Chancellor Gary S. May and other UC Davis leaders have issued a video message in which they discussed the importance of fostering a campus community founded on connection, mutual respect and kindness, even as external events create challenges. They reaffirmed UC Davis’ Principles of Community, which underlie a learning and research environment in which people can be their authentic selves and contribute to the university and beyond.
Watch the video below:
Chancellor Gary S. May
All of us here at UC Davis — students, staff, and faculty — chose to be here. We’re here to get an education, share our talents and expertise, contribute our time and energy to a learning environment, make new discoveries, provide a living for ourselves and our loved ones, and make a positive difference in the lives of others.
We are a community that represents and welcomes people from different backgrounds and perspectives, and we are better for our differences. Everyone deserves to feel safe, be heard, and be free from being targeted because of our ethnic background or where we were born. Every human being has a right to live and thrive.
We know that global and local events are causing direct or indirect trauma to our students, faculty and staff. In the midst of these external events, we’re hearing speech on and off campus laced with hate. We know it is painful. It’s hard to hear and tolerate hate speech, even though hate speech is covered by the Constitution’s guarantee of freedom of expression.

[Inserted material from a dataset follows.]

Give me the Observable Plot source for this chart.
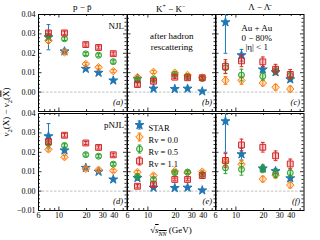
<!DOCTYPE html>
<html><head><meta charset="utf-8">
<script src="https://cdn.jsdelivr.net/npm/d3@7"></script>
<script src="https://cdn.jsdelivr.net/npm/@observablehq/plot@0.6"></script>
<style>
body{margin:0;background:#fff;}
#fig{position:relative;width:320px;height:240px;font-family:"Liberation Serif",serif;color:#000;overflow:hidden;background:#fff;}
.t{position:absolute;white-space:nowrap;line-height:1;}
</style></head><body><div id="fig"></div>
<script>
// ---------- data ----------
const energies = [7.7, 11.5, 19.6, 27, 39];
const seriesNames = ["STAR", "Rv = 0.0", "Rv = 0.5", "Rv = 1.1"];
const xTickLabels = [6, 10, 20, 30, 40];
const xMinorTicks = [6, 7, 8, 9, 20, 30, 40, 50];
const xMajorTicks = [10];
const yLabelsTop = [0, 0.01, 0.02, 0.03, 0.04];
const yLabelsBottom = [-0.01, 0, 0.01, 0.02, 0.03, 0.04];
const yMajorTicks = [-0.01, 0, 0.01, 0.02, 0.03, 0.04];

// STAR measurements
const starP = [0.0283, 0.021, 0.012, 0.010, 0.006];
const starPErr = [0.0065, 0.0012, 0.0008, 0.0008, 0.0007];
const starK = [0.0068, 0.0018, 0.0016, 0.0018, 0.0004];
const starKErr = [0.0012, 0.0006, 0.0005, 0.0005, 0.0004];
const starL = [0.036, 0.019, 0.0117, 0.0103, 0.0066];
const starLErr = [0.016, 0.003, 0.0015, 0.0013, 0.0012];

// NJL
const njlP00 = [0.0265, 0.0205, 0.0145, 0.0128, 0.0108];
const njlP05 = [0.029, 0.0275, 0.0197, 0.019, 0.0157];
const njlP11 = [0.0305, 0.0305, 0.0245, 0.023, 0.0198];
const njlK00 = [0.0077, 0.0104, 0.0100, 0.0088, 0.0075];
const njlK05 = [0.0063, 0.0068, 0.0091, 0.0080, 0.0070];
const njlK11 = [0.0039, 0.0056, 0.0077, 0.0074, 0.0074];
const njlL00 = [0.006, 0.006, 0.0047, 0.0025, 0.0016];
const njlL05 = [0.0125, 0.0088, 0.0082, 0.011, 0.0085];
const njlL11 = [0.0132, 0.0161, 0.0156, 0.0118, 0.0091];
// pNJL
const pnjlP00 = [0.0215, 0.0175, 0.0115, 0.011, 0.0105];
const pnjlP05 = [0.0245, 0.0235, 0.0188, 0.018, 0.0139];
const pnjlP11 = [0.0255, 0.0288, 0.0248, 0.0225, 0.0187];
const pnjlK00 = [0.0098, 0.008, 0.0103, 0.0095, 0.010];
const pnjlK05 = [0.0075, 0.006, 0.0095, 0.0098, 0.0086];
const pnjlK11 = [0.0025, 0.0033, 0.006, 0.006, 0.008];
const pnjlL00 = [0.015, 0.0139, 0.0062, 0.0082, 0.0031];
const pnjlL05 = [0.012, 0.0112, 0.0115, 0.009, 0.0094];
const pnjlL11 = [0.0158, 0.0238, 0.0226, 0.0182, 0.014];

// model uncertainties
const errP = [0.0009, 0.0009, 0.0008, 0.0008, 0.0008];
const errK = [0.0008, 0.0008, 0.0007, 0.0007, 0.0007];
const errL00 = [0.002, 0.002, 0.0015, 0.0015, 0.0015];
const errL05 = [0.003, 0.003, 0.002, 0.002, 0.002];
const errL11 = [0.0035, 0.003, 0.0025, 0.0025, 0.0025];

// ---------- styling ----------
const FONT = "'Liberation Serif', serif";
const W = 88.5, H = 97;
const colLeft = [38, 126.5, 215];
const rowTop = [14, 113];
const ML = 38, MB = 14;
const sty = {
  star: {color: "#1f77b4", symbol: "star", r: 2.8, fill: "#1f77b4", fo: 1},
  rv00: {color: "#ff7f0e", symbol: "diamond2", r: 3.4, fill: "#ff7f0e", fo: 0.25},
  rv05: {color: "#2ca02c", symbol: "circle", r: 3, fill: "#2ca02c", fo: 0.25},
  rv11: {color: "#d62728", symbol: "square", r: 3.3, fill: "#d62728", fo: 0.25}
};
const capSym = {draw(ctx, size) {const r = Math.sqrt(size / Math.PI); ctx.moveTo(-r, 0); ctx.lineTo(r, 0);}};
const barSym = {draw(ctx, size) {const r = Math.sqrt(size / Math.PI); ctx.moveTo(0, -r); ctx.lineTo(0, r); ctx.moveTo(-r * 0.45, -r); ctx.lineTo(r * 0.45, -r); ctx.moveTo(-r * 0.45, r); ctx.lineTo(r * 0.45, r);}};

function seriesMarks(vals, errs, s) {
  const rows = energies.map((x, i) => ({x, y: vals[i], e: errs[i]}));
  return [
    Plot.ruleX(rows, {x: "x", y1: d => d.y - d.e, y2: d => d.y + d.e, stroke: s.color, strokeWidth: 1, clip: true}),
    Plot.dot(rows, {x: "x", y: d => d.y + d.e, symbol: capSym, r: 1.9, stroke: s.color, fill: "none", strokeWidth: 1, clip: true}),
    Plot.dot(rows, {x: "x", y: d => d.y - d.e, symbol: capSym, r: 1.9, stroke: s.color, fill: "none", strokeWidth: 1, clip: true}),
    Plot.dot(rows, {x: "x", y: "y", symbol: s.symbol, r: s.r, stroke: s.color, fill: s.fill, fillOpacity: s.fo, strokeWidth: 1, clip: true})
  ];
}

function tickMarks() {
  const yMinor = d3.range(-0.01, 0.0401, 0.002).filter(v => !yMajorTicks.some(m => Math.abs(m - v) < 1e-6));
  const M = 3.5, m = 2;
  return [
    Plot.ruleX(xMinorTicks, {x: d => d, insetTop: H - m, strokeWidth: 0.8}),
    Plot.ruleX(xMinorTicks, {x: d => d, insetBottom: H - m, strokeWidth: 0.8}),
    Plot.ruleX(xMajorTicks, {x: d => d, insetTop: H - M, strokeWidth: 0.8}),
    Plot.ruleX(xMajorTicks, {x: d => d, insetBottom: H - M, strokeWidth: 0.8}),
    Plot.ruleY(yMinor, {y: d => d, insetRight: W - m, strokeWidth: 0.8}),
    Plot.ruleY(yMinor, {y: d => d, insetLeft: W - m, strokeWidth: 0.8}),
    Plot.ruleY(yMajorTicks, {y: d => d, insetRight: W - M, strokeWidth: 0.8}),
    Plot.ruleY(yMajorTicks, {y: d => d, insetLeft: W - M, strokeWidth: 0.8})
  ];
}

function panel({col, row, star, starErr, m00, m05, m11, e00, e05, e11, tag, yLabels, xLabels, extra = []}) {
  const ml = yLabels ? ML : 0, mb = xLabels ? MB : 0;
  const marks = [
    Plot.ruleY([0], {stroke: "#b0b0b0", strokeDasharray: "2.5,1.5", strokeWidth: 0.8}),
    ...tickMarks(),
    Plot.frame({stroke: "#000", strokeWidth: 1}),
    ...seriesMarks(star, starErr, sty.star),
    ...seriesMarks(m00, e00, sty.rv00),
    ...seriesMarks(m05, e05, sty.rv05),
    ...seriesMarks(m11, e11, sty.rv11),
    Plot.text([tag], {frameAnchor: "bottom-right", dx: -4, dy: -7, text: d => d, fontStyle: "italic", fontSize: 8.5}),
    ...extra
  ];
  if (yLabels) marks.push(Plot.text(yLabels, {y: d => d, frameAnchor: "left", dx: -3, textAnchor: "end", text: d => d3.format(".2f")(d), fontSize: 8}));
  if (xLabels) marks.push(Plot.text(xLabels, {x: d => d, frameAnchor: "bottom", dy: 7, text: d => String(d), fontSize: 8}));
  const svg = Plot.plot({
    width: W + ml, height: H + mb,
    marginLeft: ml, marginRight: 0, marginTop: 0, marginBottom: mb,
    style: {background: "transparent", overflow: "visible", fontFamily: FONT, fontSize: "8px"},
    x: {type: "log", domain: [6, 55], axis: null, label: null},
    y: {domain: [-0.01, 0.04], axis: null, label: null},
    marks
  });
  svg.style.position = "absolute";
  svg.style.left = (colLeft[col] - ml) + "px";
  svg.style.top = rowTop[row] + "px";
  svg.style.maxWidth = "none";
  svg.style.overflow = "visible";
  document.getElementById("fig").appendChild(svg);
}

function legendMarks() {
  const styles = [sty.star, sty.rv00, sty.rv05, sty.rv11];
  const out = [];
  seriesNames.forEach((name, i) => {
    const s = styles[i];
    const dy = 11.5 + i * 12;
    out.push(Plot.dot([name], {frameAnchor: "top-left", dx: 12, dy, symbol: barSym, r: 4, stroke: s.color, fill: "none", strokeWidth: 1}));
    out.push(Plot.dot([name], {frameAnchor: "top-left", dx: 12, dy, symbol: s.symbol, r: s.r, stroke: s.color, fill: s.fill, fillOpacity: s.fo, strokeWidth: 1}));
    out.push(Plot.text([name], {frameAnchor: "top-left", dx: 21, dy, text: d => d, textAnchor: "start", fontSize: 8.5}));
  });
  return out;
}

// top row: NJL
panel({col: 0, row: 0, star: starP, starErr: starPErr, m00: njlP00, m05: njlP05, m11: njlP11, e00: errP, e05: errP, e11: errP, tag: "(a)", yLabels: yLabelsTop,
  extra: [Plot.text(["NJL"], {frameAnchor: "top-right", dx: -3, dy: 8, text: d => d, textAnchor: "end", fontSize: 9})]});
panel({col: 1, row: 0, star: starK, starErr: starKErr, m00: njlK00, m05: njlK05, m11: njlK11, e00: errK, e05: errK, e11: errK, tag: "(b)",
  extra: [Plot.text(["after hadron"], {frameAnchor: "top", dy: 18, text: d => d, fontSize: 9}),
          Plot.text(["rescattering"], {frameAnchor: "top", dy: 29, text: d => d, fontSize: 9})]});
panel({col: 2, row: 0, star: starL, starErr: starLErr, m00: njlL00, m05: njlL05, m11: njlL11, e00: errL00, e05: errL05, e11: errL11, tag: "(c)",
  extra: [Plot.text(["Au + Au"], {frameAnchor: "top", dx: -3, dy: 10.5, text: d => d, fontSize: 9}),
          Plot.text(["0 − 80%"], {frameAnchor: "top", dx: -3, dy: 20, text: d => d, fontSize: 9}),
          Plot.text(["|η| < 1"], {frameAnchor: "top", dx: -3, dy: 29.5, text: d => d, fontSize: 9})]});
// bottom row: pNJL
panel({col: 0, row: 1, star: starP, starErr: starPErr, m00: pnjlP00, m05: pnjlP05, m11: pnjlP11, e00: errP, e05: errP, e11: errP, tag: "(d)", yLabels: yLabelsBottom, xLabels: xTickLabels,
  extra: [Plot.text(["pNJL"], {frameAnchor: "top-right", dx: -3, dy: 8, text: d => d, textAnchor: "end", fontSize: 9})]});
panel({col: 1, row: 1, star: starK, starErr: starKErr, m00: pnjlK00, m05: pnjlK05, m11: pnjlK11, e00: errK, e05: errK, e11: errK, tag: "(e)", xLabels: xTickLabels,
  extra: legendMarks()});
panel({col: 2, row: 1, star: starL, starErr: starLErr, m00: pnjlL00, m05: pnjlL05, m11: pnjlL11, e00: errL00, e05: errL05, e11: errL11, tag: "(f)", xLabels: xTickLabels});

// titles and axis labels
const fig = document.getElementById("fig");
function addText(html, css) {const d = document.createElement("div"); d.className = "t"; d.innerHTML = html; Object.assign(d.style, css); fig.appendChild(d);}
const titles = ["p − p&#772;", "K<sup style='font-size:6px'>+</sup> − K<sup style='font-size:6px'>−</sup>", "Λ − Λ&#772;"];
titles.forEach((t, i) => addText(t, {left: (colLeft[i] + W / 2) + "px", top: "3px", transform: "translateX(-50%)", fontSize: "9px"}));
addText("<i>v</i><sub style='font-size:6.5px'>2</sub>(X) − <i>v</i><sub style='font-size:6.5px'>2</sub>(<span style='text-decoration:overline'>X</span>)",
  {left: "8px", top: "112px", transform: "translate(-50%,-50%) rotate(-90deg)", fontSize: "9px"});
addText("√<span style='text-decoration:overline'><i>s</i><sub style='font-size:6px'><i>NN</i></sub></span> (GeV)",
  {left: "171px", top: "226px", transform: "translateX(-50%)", fontSize: "9px"});
</script></body></html>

Having said that, when hate speech turns to demonizing groups of people based on their religion, birthplace, ethnicity, race, or gender, we will not remain silent. We will continue to condemn that speech. We will continue to urge our community to come together, to find areas of common ground, to reject hate in all of its forms.
We are all members of the same community. We must not forget that.
Some people use their freedom of expression to spread ugliness. We’ve had reports of troubling behavior related to what’s going on globally. People have reported slurs used against them, being spit on, and having their personal belongings vandalized. I understand and have great empathy for what you are experiencing, as I, too, have been subjected to smears and personal attacks throughout my life, and even now as Chancellor of this outstanding institution.
Students have shared that they’re afraid of getting called out in classrooms for doing nothing other than being themselves. If any of these things are happening to you, please report it so that we can take appropriate action.
Perhaps most concerning is that some members of our community feel they have to hide their identity from others out of fear.
Any action that makes a person, from any background, country, religion, identity, feel unwelcome, afraid, and unable to learn or work, is not acceptable in our community.
That is not who we are.
We stand against human suffering. We acknowledge and will continue to condemn horrific actions happening around the world, the destruction heaped upon innocent people, and all those whose lives will never be the same. We also recognize that many of you want to express your own support for the communities with which you engage.
Let’s remember our Principles of Community, which start with this simple yet powerful sentence: We affirm the dignity that is inherent in each of us.
This is who we are.
Our Principles of Community are as follows:
We affirm the dignity inherent in all of us, and we strive to maintain a climate of equity and justice demonstrated by respect for one another. We acknowledge that our society carries within it historical and deep-rooted injustices and biases. Therefore, we endeavor to foster mutual understanding and respect among the many parts of our whole.
We affirm the right of freedom of expression within our community. We affirm our commitment to non-violent exchange and the highest standards of conduct and decency toward all. Within this context we reject violence in all forms. We promote open expression of our individuality and our diversity within the bounds of courtesy, sensitivity and respect. We further recognize the right of every individual to think, speak, express and debate any idea limited only by university regulations governing time, place and manner.
We confront and reject all manifestations of discrimination, including those based on race, ethnicity, gender and gender expression, age, visible and non-visible disability, nationality, sexual orientation, citizenship status, veteran status, religious/non-religious, spiritual, or political beliefs, socio-economic class, status within or outside the university, or any of the other differences among people which have been excuses for misunderstanding, dissension or hatred. We recognize and cherish the richness contributed to our lives by our diversity. We take pride in all our achievements, and we celebrate our differences.
We recognize that each of us has an obligation to the UC Davis community of which we have chosen to be a part. We will strive to build and maintain a culture and climate based on mutual respect and caring.
Chancellor Gary S. May
We must honor one another’s humanity, even when we don’t agree. We must give people the freedom and opportunity to be who they are, authentically. We — as a campus community — have to be clear that people must be free from being dehumanized. No one should ever fear coming to campus to learn or work. No student, member of the faculty, or member of staff, should make any other Aggie feel unwelcome.
You are here because you belong here. WE belong here, with our similarities and differences, with our agreements and dissent. We must remember that connection, compassion, and kindness are what makes this our own special community. We respect our humanity. This is who we are.